Menurut dia, hanya Israel dan Amerika Serikat (AS) yang mendukung pencaplokan Tepi Barat. Kendati demikian, Erekat tetap khawatir jika Perdana Menteri Israel Benjamin Netanyahu tetap melanjutkan rencana aneksasinya.
Erekat mengatakan, saat ini Palestina sedang menjalin diskusi dengan berbagai negara guna membahas kemungkinan diadakannya pertemuan di Majelis Umum PBB terkait rencana pencaplokan Israel. Dia menyebut, semua negara Arab mendukung Palestina untuk melawan aneksasi Tepi Barat.

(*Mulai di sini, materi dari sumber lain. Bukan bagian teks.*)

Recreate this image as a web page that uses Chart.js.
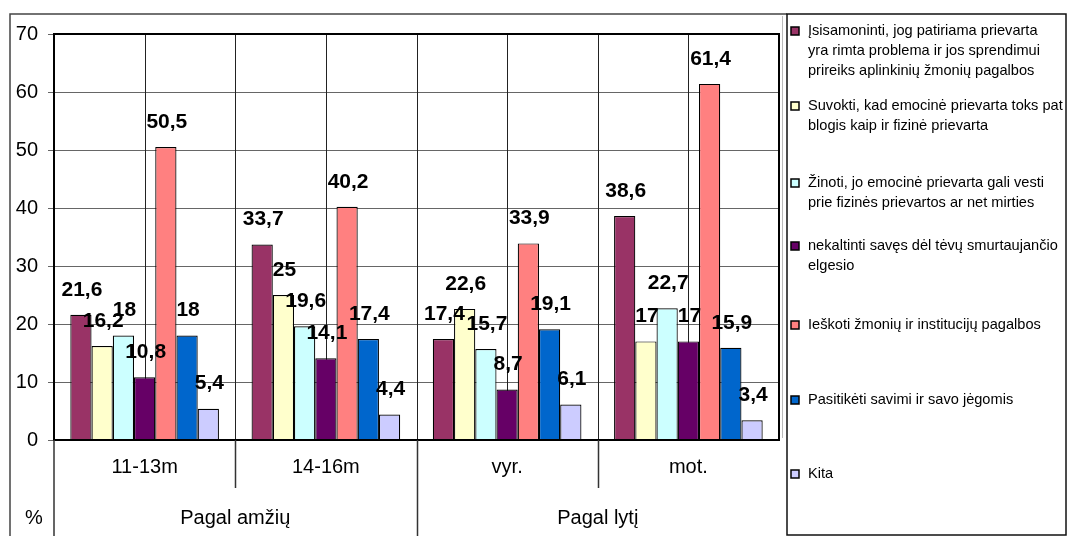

Pada 16 Juni lalu, 47 pakar hak asasi manusia (HAM) PBB telah menandatangani pernyataan bersama untuk menentang rencana pencaplokan Tepi Barat oleh Israel. Mereka menegaskan, pencaplokan merupakan pengambilan wilayah secara paksa yang melanggar hukum internasional.
"Pencaplokan wilayah pendudukan merupakan pelanggaran serius terhadap Piagam PBB dan Konvensi Jenewa serta bertentangan dengan aturan mendasar yang berkali-kali ditegaskan Dewan Keamanan dan Majelis Umum PBB bahwa perolehan wilayah dengan perang atau kekerasan tidak bisa diterima," kata para pakar HAM tersebut dalam pernyataannya.
Dalam pernyataan itu, mereka turut mengutarakan kekecewaan atas dukungan AS terhadap rencana pencaplokan Tepi Barat oleh Israel. "PBB telah menyatakan dalam banyak kesempatan bahwa pendudukan Israel yang berusia 53 tahun adalah sumber pelanggaran HAM yang mendalam terhadap rakyat Palestina," kata mereka.
Adapun pelanggaran tersebut antara lain penyitaan tanah; kekerasan oleh pemukim; penghancuran rumah; penggunaan kekuatan yang berlebihan dan penyiksaan; pembatasan media dan kebebasan berekspresi; sistem dua tingkat hak-hak politik, hukum, sosial, budaya, dan ekonomi yang berbeda berdasarkan etnis, serta kebangsaan. Menurut para pakar PBB, pelanggaran-pelanggaran HAM tersebut akan meningkat setelah Israel melaksanakan pencaplokan.
Israel berencana mencaplok sebagian wilayah Tepi Barat pada 1 Juli mendatang. Negara tersebut telah menyatakan tidak akan mengakui negara Palestina sebagai bagian dari rencana aneksasi tersebut.